Predicting branches and using the MOP
However, because this new Cortex has a more powerful execution core - more on that in a bit - the BPU needs an upgrade, too. As such, Arm doubles the branch-prediction bandwidth, to 64 bytes per cycle, and therefore smooths any unwanted bubbles - where nothing happens during that cycle - from the core engine. There's also some secret sauce that reduces branch mispredicts. Remember, getting it wrong at this first stage means the entire pipeline needs to be flushed, which is costly from a power/performance point of view. In concert, Cortex-A77 has a larger branch target buffer (makes implicit sense), and much larger L1-BTB entry.
The interesting part of the front-end is the presence of the micro-op cache (shown as MOP), also present on the latest x86 processors from Intel and AMD. The MOP's objective is simple, to store/cache instructions as they're decoded. The benefit of this cache is that it enables the fetch part of the design, shown just above, to pull the instruction from the cache and save power by not having to figure out the required instructions from scratch. It also cuts a step off the pipeline, to 10 cycles, so it's a win-win all round.
Of course, pointing out the obvious, the micro-op cache works on instructions 'second time around' (because it's a stored cache) meaning that performance benefits won't be obvious on first-run instructions. Being included in the L1 i-cache, Arm reckons the MOP's 1.5K size (about 6K for regular instruction cache) has a hitrate of around 85 per cent across a wide range of workloads. A MOP cache makes huge sense for power-constrained environments that Arm typically designs for.
One question you might be asking yourself is why Arm didn't introduce a dedicated MOP cache in earlier architectures if it's effective at increasing performance whilst also potentially reducing power? The answer is two-fold: it's not a trivial undertaking and, secondly, the processor performance has to be strong enough to warrant such a cache. Cortex-A77 is the first that Arm deems good enough to more than benefit from the increase in overall silicon footprint.
Wide and smart
Moving along to decode, architecture aficionados will recognise that Arm boosts the dispatch bandwidth by 50 per cent, from four instructions per cycle through to six. That width is preserved through to register rename/dispatch and total dispatch to the execution core rises from eight on Cortex-A76 to 10 here. One needs a larger out-of-order window to accommodate such changes, so it jumps from 128 entries to 160, again feeding the execution beast.
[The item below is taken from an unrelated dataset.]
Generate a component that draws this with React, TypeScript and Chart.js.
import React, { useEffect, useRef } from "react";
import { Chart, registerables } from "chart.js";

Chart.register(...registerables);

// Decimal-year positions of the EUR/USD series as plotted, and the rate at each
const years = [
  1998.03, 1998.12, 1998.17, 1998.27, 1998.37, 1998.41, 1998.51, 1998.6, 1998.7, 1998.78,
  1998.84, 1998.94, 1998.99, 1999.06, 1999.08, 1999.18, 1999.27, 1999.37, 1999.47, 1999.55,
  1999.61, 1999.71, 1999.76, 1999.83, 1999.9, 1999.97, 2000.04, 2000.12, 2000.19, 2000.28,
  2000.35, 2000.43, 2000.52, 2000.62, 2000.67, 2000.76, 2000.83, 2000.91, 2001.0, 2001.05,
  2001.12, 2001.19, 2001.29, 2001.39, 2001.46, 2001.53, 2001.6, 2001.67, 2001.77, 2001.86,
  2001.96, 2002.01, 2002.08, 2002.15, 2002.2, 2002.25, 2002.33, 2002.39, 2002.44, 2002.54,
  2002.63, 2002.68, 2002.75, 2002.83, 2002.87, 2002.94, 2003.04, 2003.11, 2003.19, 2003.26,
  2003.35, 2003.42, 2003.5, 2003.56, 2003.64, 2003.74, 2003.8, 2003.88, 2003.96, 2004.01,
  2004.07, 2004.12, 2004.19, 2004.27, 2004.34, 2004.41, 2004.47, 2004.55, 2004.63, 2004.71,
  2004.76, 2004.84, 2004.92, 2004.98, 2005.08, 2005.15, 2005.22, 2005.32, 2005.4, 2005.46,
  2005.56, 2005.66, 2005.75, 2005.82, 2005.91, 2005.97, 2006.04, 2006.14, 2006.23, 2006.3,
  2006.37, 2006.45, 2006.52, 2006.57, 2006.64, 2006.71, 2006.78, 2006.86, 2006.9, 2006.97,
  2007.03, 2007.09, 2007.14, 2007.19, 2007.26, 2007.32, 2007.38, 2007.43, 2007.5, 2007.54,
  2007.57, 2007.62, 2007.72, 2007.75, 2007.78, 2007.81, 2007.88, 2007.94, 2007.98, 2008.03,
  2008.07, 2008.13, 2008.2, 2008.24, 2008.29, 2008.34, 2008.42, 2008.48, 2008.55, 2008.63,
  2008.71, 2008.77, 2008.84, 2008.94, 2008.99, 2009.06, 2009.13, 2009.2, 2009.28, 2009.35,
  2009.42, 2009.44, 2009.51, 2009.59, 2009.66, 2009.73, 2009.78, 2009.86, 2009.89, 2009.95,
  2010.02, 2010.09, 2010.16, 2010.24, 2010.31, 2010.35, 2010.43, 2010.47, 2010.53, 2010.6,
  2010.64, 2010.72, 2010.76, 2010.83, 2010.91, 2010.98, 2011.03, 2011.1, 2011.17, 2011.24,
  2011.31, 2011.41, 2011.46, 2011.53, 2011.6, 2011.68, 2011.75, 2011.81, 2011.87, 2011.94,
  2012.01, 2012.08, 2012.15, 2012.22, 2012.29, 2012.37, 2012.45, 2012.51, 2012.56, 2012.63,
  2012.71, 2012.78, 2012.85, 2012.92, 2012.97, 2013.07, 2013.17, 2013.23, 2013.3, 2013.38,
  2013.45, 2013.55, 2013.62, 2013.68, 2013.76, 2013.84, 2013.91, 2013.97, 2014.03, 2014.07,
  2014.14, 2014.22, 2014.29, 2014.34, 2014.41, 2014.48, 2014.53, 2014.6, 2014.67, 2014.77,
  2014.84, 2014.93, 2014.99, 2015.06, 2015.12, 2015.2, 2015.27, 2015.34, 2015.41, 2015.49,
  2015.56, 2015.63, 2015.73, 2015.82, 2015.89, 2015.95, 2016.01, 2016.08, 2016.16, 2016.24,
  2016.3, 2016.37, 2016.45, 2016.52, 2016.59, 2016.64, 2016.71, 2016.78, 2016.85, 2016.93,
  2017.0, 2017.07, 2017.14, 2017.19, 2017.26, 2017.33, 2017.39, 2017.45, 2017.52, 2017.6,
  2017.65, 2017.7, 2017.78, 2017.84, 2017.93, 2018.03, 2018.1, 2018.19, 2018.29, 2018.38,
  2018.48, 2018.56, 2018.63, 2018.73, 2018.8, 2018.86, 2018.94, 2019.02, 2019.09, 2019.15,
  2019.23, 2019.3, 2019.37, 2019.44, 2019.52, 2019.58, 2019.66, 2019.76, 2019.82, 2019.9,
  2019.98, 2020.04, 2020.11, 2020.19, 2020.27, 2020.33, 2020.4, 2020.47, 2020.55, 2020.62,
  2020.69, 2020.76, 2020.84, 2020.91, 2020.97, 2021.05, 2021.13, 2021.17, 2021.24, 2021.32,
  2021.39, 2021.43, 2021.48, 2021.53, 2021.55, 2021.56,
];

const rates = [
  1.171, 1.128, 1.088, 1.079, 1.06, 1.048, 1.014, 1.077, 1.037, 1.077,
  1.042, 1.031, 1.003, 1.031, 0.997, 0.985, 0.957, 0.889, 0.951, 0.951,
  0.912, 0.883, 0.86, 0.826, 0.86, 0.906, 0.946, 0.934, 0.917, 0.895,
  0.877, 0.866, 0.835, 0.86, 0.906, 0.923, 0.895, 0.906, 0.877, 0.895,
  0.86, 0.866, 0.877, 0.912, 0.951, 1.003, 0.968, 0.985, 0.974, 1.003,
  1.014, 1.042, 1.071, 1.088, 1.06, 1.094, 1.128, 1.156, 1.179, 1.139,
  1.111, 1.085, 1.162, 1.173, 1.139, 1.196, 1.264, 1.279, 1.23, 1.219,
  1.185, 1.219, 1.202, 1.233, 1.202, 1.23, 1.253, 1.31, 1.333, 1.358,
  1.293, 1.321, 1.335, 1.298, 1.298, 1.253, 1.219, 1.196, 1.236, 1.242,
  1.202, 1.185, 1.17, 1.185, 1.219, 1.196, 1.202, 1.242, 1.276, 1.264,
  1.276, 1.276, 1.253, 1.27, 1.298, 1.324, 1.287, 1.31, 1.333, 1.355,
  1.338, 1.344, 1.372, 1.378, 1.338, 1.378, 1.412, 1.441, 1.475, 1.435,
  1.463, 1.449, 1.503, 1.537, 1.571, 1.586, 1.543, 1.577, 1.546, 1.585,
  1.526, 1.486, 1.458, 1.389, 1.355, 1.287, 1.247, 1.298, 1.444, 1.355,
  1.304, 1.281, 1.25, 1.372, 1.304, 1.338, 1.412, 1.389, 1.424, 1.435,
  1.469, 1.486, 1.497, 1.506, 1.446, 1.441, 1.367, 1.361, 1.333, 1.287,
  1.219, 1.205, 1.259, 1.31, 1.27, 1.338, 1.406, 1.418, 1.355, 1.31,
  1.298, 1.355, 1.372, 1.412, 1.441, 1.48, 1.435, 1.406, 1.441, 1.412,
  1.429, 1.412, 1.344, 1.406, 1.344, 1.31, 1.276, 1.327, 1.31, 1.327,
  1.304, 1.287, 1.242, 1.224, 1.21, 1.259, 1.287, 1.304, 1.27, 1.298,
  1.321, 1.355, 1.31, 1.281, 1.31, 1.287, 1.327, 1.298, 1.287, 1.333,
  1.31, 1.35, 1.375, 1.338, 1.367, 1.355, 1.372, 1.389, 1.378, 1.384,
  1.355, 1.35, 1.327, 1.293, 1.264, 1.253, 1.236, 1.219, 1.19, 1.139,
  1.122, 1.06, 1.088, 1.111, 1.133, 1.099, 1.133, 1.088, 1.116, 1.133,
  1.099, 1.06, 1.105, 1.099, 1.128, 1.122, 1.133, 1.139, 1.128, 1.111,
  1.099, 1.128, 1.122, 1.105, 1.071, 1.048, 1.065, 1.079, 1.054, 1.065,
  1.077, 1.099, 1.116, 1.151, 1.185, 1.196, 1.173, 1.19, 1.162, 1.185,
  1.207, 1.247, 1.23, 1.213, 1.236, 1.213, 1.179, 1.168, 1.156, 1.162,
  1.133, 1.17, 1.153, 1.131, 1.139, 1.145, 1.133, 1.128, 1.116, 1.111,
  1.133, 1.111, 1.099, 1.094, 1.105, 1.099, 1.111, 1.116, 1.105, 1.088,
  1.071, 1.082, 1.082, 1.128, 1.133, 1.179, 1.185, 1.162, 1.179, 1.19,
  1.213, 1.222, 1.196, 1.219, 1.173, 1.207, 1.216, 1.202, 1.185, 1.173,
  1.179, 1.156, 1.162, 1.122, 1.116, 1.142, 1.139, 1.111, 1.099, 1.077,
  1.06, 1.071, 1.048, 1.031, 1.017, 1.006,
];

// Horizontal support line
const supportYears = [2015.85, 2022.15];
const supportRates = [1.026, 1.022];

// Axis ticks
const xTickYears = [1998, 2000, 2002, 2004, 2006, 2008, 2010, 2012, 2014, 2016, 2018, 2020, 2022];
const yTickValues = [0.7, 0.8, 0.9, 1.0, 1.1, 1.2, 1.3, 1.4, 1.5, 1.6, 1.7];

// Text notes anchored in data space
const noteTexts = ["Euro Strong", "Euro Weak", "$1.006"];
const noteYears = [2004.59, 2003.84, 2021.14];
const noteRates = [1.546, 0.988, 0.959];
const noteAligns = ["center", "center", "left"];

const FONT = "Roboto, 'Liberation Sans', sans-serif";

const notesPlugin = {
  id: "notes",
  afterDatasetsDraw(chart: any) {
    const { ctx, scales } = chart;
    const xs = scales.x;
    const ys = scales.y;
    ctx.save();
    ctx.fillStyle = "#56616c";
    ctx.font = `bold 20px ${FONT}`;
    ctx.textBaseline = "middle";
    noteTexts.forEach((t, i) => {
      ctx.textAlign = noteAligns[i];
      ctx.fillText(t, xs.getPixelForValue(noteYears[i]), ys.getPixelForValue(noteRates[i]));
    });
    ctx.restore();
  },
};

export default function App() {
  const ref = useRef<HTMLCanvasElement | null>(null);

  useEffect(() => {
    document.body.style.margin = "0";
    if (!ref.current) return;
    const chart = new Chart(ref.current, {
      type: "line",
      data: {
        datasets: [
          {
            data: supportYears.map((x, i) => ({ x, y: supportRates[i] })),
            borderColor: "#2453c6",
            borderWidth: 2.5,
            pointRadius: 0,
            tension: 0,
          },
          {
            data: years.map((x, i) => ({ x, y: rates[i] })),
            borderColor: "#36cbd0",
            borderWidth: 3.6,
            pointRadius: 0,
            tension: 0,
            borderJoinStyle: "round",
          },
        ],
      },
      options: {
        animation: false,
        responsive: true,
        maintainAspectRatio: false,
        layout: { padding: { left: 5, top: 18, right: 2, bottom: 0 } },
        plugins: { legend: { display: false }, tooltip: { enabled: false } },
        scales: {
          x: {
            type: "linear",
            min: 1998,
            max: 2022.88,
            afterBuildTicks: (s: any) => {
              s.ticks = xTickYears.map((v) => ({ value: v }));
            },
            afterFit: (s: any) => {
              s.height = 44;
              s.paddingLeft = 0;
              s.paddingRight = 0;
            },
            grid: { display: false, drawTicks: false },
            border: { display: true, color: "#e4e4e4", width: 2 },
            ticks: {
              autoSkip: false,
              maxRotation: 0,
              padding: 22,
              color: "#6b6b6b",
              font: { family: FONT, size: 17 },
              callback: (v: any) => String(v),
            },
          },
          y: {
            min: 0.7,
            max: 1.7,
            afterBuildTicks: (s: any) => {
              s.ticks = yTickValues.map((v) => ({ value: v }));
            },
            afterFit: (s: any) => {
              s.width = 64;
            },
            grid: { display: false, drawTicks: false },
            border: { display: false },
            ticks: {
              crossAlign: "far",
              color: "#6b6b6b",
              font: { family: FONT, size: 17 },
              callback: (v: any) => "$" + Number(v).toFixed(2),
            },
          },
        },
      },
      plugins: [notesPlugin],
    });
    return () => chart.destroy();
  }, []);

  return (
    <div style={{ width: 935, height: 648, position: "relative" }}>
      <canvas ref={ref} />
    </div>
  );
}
This front-end and mid-part width is no good if you can't use it. Cortex-A77 brings with it a second brand and third arithmetic logic unit (ALU) in order to run more parallel instruction processing. On the top end of the execution core one is looking at a 50 per cent increase in processing - Cortex-A76 has a single branch, dual ALU, and a multi-purpose ALU, therefore missing out on two extra execution opportunities available here. Though not explicitly shown, Cortex-A77 has a second AES pipe, too. It's also worth pointing out that Cortex-A77 uses a unified instruction queue due to increased efficiency.
Another interesting departure is how the memory-management unit functions, and it's an area where Arm makes meaningful gains in performance. First off, compared to its predecessor, Cortex-A77 enables the store-date pipelines direct access to the issue queue - it's represented in the block diagram by the two topmost orange lines in the MMU. What this really means is extra bandwidth, which is always a good thing.
The load-store queue, as the name intimates, is responsible for loading and storing data to and from memory, so from a design point of view, anything that can be done to make this process more efficient pays handsome dividends. Arm uses what it calls a 'next-generation data prefetcher' that offers a multitude of benefits, including enabling higher bandwidth from main memory, reducing the need to go that far, and increasing power efficiency as a result.
The sum of all of these architectural changes - a smarter front-end, wider dispatch and execution, plus smarter data prefetching - adds up to an average 20 per cent improvement when compared to Cortex-A76 on a level playing field.
One would expect a decent gain in integer-heavy benchmarking, but what's a tad surprising is the gain in floating-point performance, mostly down to dealing with memory far more cleverly. Sure, one can't take SPEC benchmarks as gospel - certain parts of the benchmarks run exceedingly well on Cortex-A77, perhaps too well, but the takeaway is that any smartphone equipped with this processor ought to offer an easy transition for the SoC designer and an extra dollop of performance in all scenarios.
Wrap
It will be up to the smartphone manufacturer to decide how many cores to lay down, at what speed, and so forth, though keeping an apples-to-apples comparison means next year's Cortex-toting hardware ought to remain competitive.
Arm made very healthy strides in performance when moving from Cortex-A75 to Cortex-A76. The newest iteration builds upon the foundations of the Cortex-A76 and enhances performance by making it a wider design... all without increasing the power or silicon footprint by a significant margin. The two standout features - MOP cache and a brand-new prefetcher - do the most to boost all-important IPC.
ARM has come out swinging with the new Cortex-A77 CPU core that'll inevitably replace the present Cortex-A76 as the go-to choice for a number of premium SoC designers. Better than its predecessor in every respect, and good enough, or so say the benchmarks, to be a true laptop-class processor, we wait with bated breath to see if Arm can finally crack the x86 stranglehold in that space.